╭──
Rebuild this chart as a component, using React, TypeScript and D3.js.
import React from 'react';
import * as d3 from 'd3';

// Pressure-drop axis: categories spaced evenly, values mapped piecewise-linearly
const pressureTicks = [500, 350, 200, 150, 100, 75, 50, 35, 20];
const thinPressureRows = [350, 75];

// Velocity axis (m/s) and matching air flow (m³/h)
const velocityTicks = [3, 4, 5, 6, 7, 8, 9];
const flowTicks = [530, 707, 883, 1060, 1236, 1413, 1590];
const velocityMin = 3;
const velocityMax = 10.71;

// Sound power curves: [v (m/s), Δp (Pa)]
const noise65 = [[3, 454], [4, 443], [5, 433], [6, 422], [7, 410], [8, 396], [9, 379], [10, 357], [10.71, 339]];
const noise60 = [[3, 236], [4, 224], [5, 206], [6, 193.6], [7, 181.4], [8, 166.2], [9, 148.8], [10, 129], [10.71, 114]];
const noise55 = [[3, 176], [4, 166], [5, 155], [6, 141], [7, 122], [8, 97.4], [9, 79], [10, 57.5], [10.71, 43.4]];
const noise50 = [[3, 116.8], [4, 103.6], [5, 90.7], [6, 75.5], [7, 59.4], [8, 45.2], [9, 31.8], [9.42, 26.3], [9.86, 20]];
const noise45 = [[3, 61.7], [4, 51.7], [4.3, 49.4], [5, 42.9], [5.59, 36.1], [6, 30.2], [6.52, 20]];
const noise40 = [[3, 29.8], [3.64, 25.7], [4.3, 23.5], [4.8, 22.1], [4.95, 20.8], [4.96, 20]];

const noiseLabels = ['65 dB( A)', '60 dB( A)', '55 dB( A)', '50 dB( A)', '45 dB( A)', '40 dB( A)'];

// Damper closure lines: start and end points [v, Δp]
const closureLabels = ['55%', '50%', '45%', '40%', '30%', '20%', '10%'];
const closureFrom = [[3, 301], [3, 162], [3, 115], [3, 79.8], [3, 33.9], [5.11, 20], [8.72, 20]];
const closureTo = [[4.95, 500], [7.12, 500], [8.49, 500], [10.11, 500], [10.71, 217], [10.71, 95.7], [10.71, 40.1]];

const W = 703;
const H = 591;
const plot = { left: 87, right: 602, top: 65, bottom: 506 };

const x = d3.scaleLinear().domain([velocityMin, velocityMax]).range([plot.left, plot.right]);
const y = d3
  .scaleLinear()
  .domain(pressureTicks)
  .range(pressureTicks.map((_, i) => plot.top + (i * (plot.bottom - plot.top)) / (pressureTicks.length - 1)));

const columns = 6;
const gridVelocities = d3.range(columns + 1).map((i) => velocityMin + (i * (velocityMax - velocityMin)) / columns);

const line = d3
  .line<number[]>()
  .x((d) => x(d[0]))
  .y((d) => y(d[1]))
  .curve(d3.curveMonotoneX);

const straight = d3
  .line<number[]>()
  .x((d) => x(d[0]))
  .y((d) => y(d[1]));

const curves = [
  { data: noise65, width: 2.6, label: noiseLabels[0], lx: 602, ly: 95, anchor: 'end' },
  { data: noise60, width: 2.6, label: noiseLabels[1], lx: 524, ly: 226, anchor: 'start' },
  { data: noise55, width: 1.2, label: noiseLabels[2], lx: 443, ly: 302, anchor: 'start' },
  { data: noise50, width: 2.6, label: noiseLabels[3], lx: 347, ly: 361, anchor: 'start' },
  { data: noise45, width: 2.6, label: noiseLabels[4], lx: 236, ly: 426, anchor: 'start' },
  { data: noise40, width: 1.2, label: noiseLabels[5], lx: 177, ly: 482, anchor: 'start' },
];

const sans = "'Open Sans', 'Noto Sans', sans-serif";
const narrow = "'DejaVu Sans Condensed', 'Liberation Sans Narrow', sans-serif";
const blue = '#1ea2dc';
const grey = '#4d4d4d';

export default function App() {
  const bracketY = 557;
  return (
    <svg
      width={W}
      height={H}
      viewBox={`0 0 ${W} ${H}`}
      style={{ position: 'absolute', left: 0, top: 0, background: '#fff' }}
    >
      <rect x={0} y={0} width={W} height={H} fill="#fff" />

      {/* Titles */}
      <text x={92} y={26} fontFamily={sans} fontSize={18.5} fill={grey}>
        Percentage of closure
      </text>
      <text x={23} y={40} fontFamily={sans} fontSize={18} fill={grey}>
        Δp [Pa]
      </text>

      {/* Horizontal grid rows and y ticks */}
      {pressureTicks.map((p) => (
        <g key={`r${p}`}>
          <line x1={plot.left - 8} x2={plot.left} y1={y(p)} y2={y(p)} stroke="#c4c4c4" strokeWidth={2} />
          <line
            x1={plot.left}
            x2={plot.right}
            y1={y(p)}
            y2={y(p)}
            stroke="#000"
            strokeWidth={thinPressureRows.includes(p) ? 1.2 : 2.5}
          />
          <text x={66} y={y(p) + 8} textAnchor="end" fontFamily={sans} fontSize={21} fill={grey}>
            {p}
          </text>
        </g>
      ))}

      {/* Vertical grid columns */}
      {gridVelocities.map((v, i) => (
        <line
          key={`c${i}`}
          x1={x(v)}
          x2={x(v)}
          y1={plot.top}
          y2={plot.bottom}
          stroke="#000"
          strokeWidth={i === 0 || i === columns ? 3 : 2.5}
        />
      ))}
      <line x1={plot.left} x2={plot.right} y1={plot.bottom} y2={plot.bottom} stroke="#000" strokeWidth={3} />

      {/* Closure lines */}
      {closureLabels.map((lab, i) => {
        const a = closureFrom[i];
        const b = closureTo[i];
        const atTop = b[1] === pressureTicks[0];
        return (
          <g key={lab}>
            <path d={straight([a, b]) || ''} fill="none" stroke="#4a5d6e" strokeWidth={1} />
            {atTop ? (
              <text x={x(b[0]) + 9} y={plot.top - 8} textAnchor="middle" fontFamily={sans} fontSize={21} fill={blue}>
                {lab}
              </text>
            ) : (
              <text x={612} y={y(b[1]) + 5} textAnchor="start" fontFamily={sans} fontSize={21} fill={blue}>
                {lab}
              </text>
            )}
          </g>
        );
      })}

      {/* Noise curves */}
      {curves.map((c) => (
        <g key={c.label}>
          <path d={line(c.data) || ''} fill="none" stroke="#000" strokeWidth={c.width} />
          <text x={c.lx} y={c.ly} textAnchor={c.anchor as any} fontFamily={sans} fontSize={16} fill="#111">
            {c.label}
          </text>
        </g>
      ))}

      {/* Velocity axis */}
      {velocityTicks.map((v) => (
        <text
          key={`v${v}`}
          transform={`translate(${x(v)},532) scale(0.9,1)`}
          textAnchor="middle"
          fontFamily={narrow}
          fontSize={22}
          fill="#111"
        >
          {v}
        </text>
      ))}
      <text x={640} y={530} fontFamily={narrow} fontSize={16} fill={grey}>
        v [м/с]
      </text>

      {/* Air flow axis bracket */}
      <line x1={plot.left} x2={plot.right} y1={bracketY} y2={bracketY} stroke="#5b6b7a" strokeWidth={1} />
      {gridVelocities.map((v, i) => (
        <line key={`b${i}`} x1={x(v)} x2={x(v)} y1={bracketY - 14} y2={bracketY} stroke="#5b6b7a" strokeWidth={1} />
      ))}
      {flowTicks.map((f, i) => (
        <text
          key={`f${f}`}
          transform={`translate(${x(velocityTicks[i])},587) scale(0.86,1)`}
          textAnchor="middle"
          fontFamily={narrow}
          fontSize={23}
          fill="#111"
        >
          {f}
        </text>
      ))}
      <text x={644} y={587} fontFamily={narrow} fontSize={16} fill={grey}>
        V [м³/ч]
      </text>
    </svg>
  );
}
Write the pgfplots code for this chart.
╰──
[EXERCISE TASK]
Nothing in the listing may be changed; retype it all exactly.

[FULL RESPONSE]
Rebuild this chart as a component, using React, TypeScript and D3.js.
import React from 'react';
import * as d3 from 'd3';

// Pressure-drop axis: categories spaced evenly, values mapped piecewise-linearly
const pressureTicks = [500, 350, 200, 150, 100, 75, 50, 35, 20];
const thinPressureRows = [350, 75];

// Velocity axis (m/s) and matching air flow (m³/h)
const velocityTicks = [3, 4, 5, 6, 7, 8, 9];
const flowTicks = [530, 707, 883, 1060, 1236, 1413, 1590];
const velocityMin = 3;
const velocityMax = 10.71;

// Sound power curves: [v (m/s), Δp (Pa)]
const noise65 = [[3, 454], [4, 443], [5, 433], [6, 422], [7, 410], [8, 396], [9, 379], [10, 357], [10.71, 339]];
const noise60 = [[3, 236], [4, 224], [5, 206], [6, 193.6], [7, 181.4], [8, 166.2], [9, 148.8], [10, 129], [10.71, 114]];
const noise55 = [[3, 176], [4, 166], [5, 155], [6, 141], [7, 122], [8, 97.4], [9, 79], [10, 57.5], [10.71, 43.4]];
const noise50 = [[3, 116.8], [4, 103.6], [5, 90.7], [6, 75.5], [7, 59.4], [8, 45.2], [9, 31.8], [9.42, 26.3], [9.86, 20]];
const noise45 = [[3, 61.7], [4, 51.7], [4.3, 49.4], [5, 42.9], [5.59, 36.1], [6, 30.2], [6.52, 20]];
const noise40 = [[3, 29.8], [3.64, 25.7], [4.3, 23.5], [4.8, 22.1], [4.95, 20.8], [4.96, 20]];

const noiseLabels = ['65 dB( A)', '60 dB( A)', '55 dB( A)', '50 dB( A)', '45 dB( A)', '40 dB( A)'];

// Damper closure lines: start and end points [v, Δp]
const closureLabels = ['55%', '50%', '45%', '40%', '30%', '20%', '10%'];
const closureFrom = [[3, 301], [3, 162], [3, 115], [3, 79.8], [3, 33.9], [5.11, 20], [8.72, 20]];
const closureTo = [[4.95, 500], [7.12, 500], [8.49, 500], [10.11, 500], [10.71, 217], [10.71, 95.7], [10.71, 40.1]];

const W = 703;
const H = 591;
const plot = { left: 87, right: 602, top: 65, bottom: 506 };

const x = d3.scaleLinear().domain([velocityMin, velocityMax]).range([plot.left, plot.right]);
const y = d3
  .scaleLinear()
  .domain(pressureTicks)
  .range(pressureTicks.map((_, i) => plot.top + (i * (plot.bottom - plot.top)) / (pressureTicks.length - 1)));

const columns = 6;
const gridVelocities = d3.range(columns + 1).map((i) => velocityMin + (i * (velocityMax - velocityMin)) / columns);

const line = d3
  .line<number[]>()
  .x((d) => x(d[0]))
  .y((d) => y(d[1]))
  .curve(d3.curveMonotoneX);

const straight = d3
  .line<number[]>()
  .x((d) => x(d[0]))
  .y((d) => y(d[1]));

const curves = [
  { data: noise65, width: 2.6, label: noiseLabels[0], lx: 602, ly: 95, anchor: 'end' },
  { data: noise60, width: 2.6, label: noiseLabels[1], lx: 524, ly: 226, anchor: 'start' },
  { data: noise55, width: 1.2, label: noiseLabels[2], lx: 443, ly: 302, anchor: 'start' },
  { data: noise50, width: 2.6, label: noiseLabels[3], lx: 347, ly: 361, anchor: 'start' },
  { data: noise45, width: 2.6, label: noiseLabels[4], lx: 236, ly: 426, anchor: 'start' },
  { data: noise40, width: 1.2, label: noiseLabels[5], lx: 177, ly: 482, anchor: 'start' },
];

const sans = "'Open Sans', 'Noto Sans', sans-serif";
const narrow = "'DejaVu Sans Condensed', 'Liberation Sans Narrow', sans-serif";
const blue = '#1ea2dc';
const grey = '#4d4d4d';

export default function App() {
  const bracketY = 557;
  return (
    <svg
      width={W}
      height={H}
      viewBox={`0 0 ${W} ${H}`}
      style={{ position: 'absolute', left: 0, top: 0, background: '#fff' }}
    >
      <rect x={0} y={0} width={W} height={H} fill="#fff" />

      {/* Titles */}
      <text x={92} y={26} fontFamily={sans} fontSize={18.5} fill={grey}>
        Percentage of closure
      </text>
      <text x={23} y={40} fontFamily={sans} fontSize={18} fill={grey}>
        Δp [Pa]
      </text>

      {/* Horizontal grid rows and y ticks */}
      {pressureTicks.map((p) => (
        <g key={`r${p}`}>
          <line x1={plot.left - 8} x2={plot.left} y1={y(p)} y2={y(p)} stroke="#c4c4c4" strokeWidth={2} />
          <line
            x1={plot.left}
            x2={plot.right}
            y1={y(p)}
            y2={y(p)}
            stroke="#000"
            strokeWidth={thinPressureRows.includes(p) ? 1.2 : 2.5}
          />
          <text x={66} y={y(p) + 8} textAnchor="end" fontFamily={sans} fontSize={21} fill={grey}>
            {p}
          </text>
        </g>
      ))}

      {/* Vertical grid columns */}
      {gridVelocities.map((v, i) => (
        <line
          key={`c${i}`}
          x1={x(v)}
          x2={x(v)}
          y1={plot.top}
          y2={plot.bottom}
          stroke="#000"
          strokeWidth={i === 0 || i === columns ? 3 : 2.5}
        />
      ))}
      <line x1={plot.left} x2={plot.right} y1={plot.bottom} y2={plot.bottom} stroke="#000" strokeWidth={3} />

      {/* Closure lines */}
      {closureLabels.map((lab, i) => {
        const a = closureFrom[i];
        const b = closureTo[i];
        const atTop = b[1] === pressureTicks[0];
        return (
          <g key={lab}>
            <path d={straight([a, b]) || ''} fill="none" stroke="#4a5d6e" strokeWidth={1} />
            {atTop ? (
              <text x={x(b[0]) + 9} y={plot.top - 8} textAnchor="middle" fontFamily={sans} fontSize={21} fill={blue}>
                {lab}
              </text>
            ) : (
              <text x={612} y={y(b[1]) + 5} textAnchor="start" fontFamily={sans} fontSize={21} fill={blue}>
                {lab}
              </text>
            )}
          </g>
        );
      })}

      {/* Noise curves */}
      {curves.map((c) => (
        <g key={c.label}>
          <path d={line(c.data) || ''} fill="none" stroke="#000" strokeWidth={c.width} />
          <text x={c.lx} y={c.ly} textAnchor={c.anchor as any} fontFamily={sans} fontSize={16} fill="#111">
            {c.label}
          </text>
        </g>
      ))}

      {/* Velocity axis */}
      {velocityTicks.map((v) => (
        <text
          key={`v${v}`}
          transform={`translate(${x(v)},532) scale(0.9,1)`}
          textAnchor="middle"
          fontFamily={narrow}
          fontSize={22}
          fill="#111"
        >
          {v}
        </text>
      ))}
      <text x={640} y={530} fontFamily={narrow} fontSize={16} fill={grey}>
        v [м/с]
      </text>

      {/* Air flow axis bracket */}
      <line x1={plot.left} x2={plot.right} y1={bracketY} y2={bracketY} stroke="#5b6b7a" strokeWidth={1} />
      {gridVelocities.map((v, i) => (
        <line key={`b${i}`} x1={x(v)} x2={x(v)} y1={bracketY - 14} y2={bracketY} stroke="#5b6b7a" strokeWidth={1} />
      ))}
      {flowTicks.map((f, i) => (
        <text
          key={`f${f}`}
          transform={`translate(${x(velocityTicks[i])},587) scale(0.86,1)`}
          textAnchor="middle"
          fontFamily={narrow}
          fontSize={23}
          fill="#111"
        >
          {f}
        </text>
      ))}
      <text x={644} y={587} fontFamily={narrow} fontSize={16} fill={grey}>
        V [м³/ч]
      </text>
    </svg>
  );
}
Write the pgfplots code for this chart.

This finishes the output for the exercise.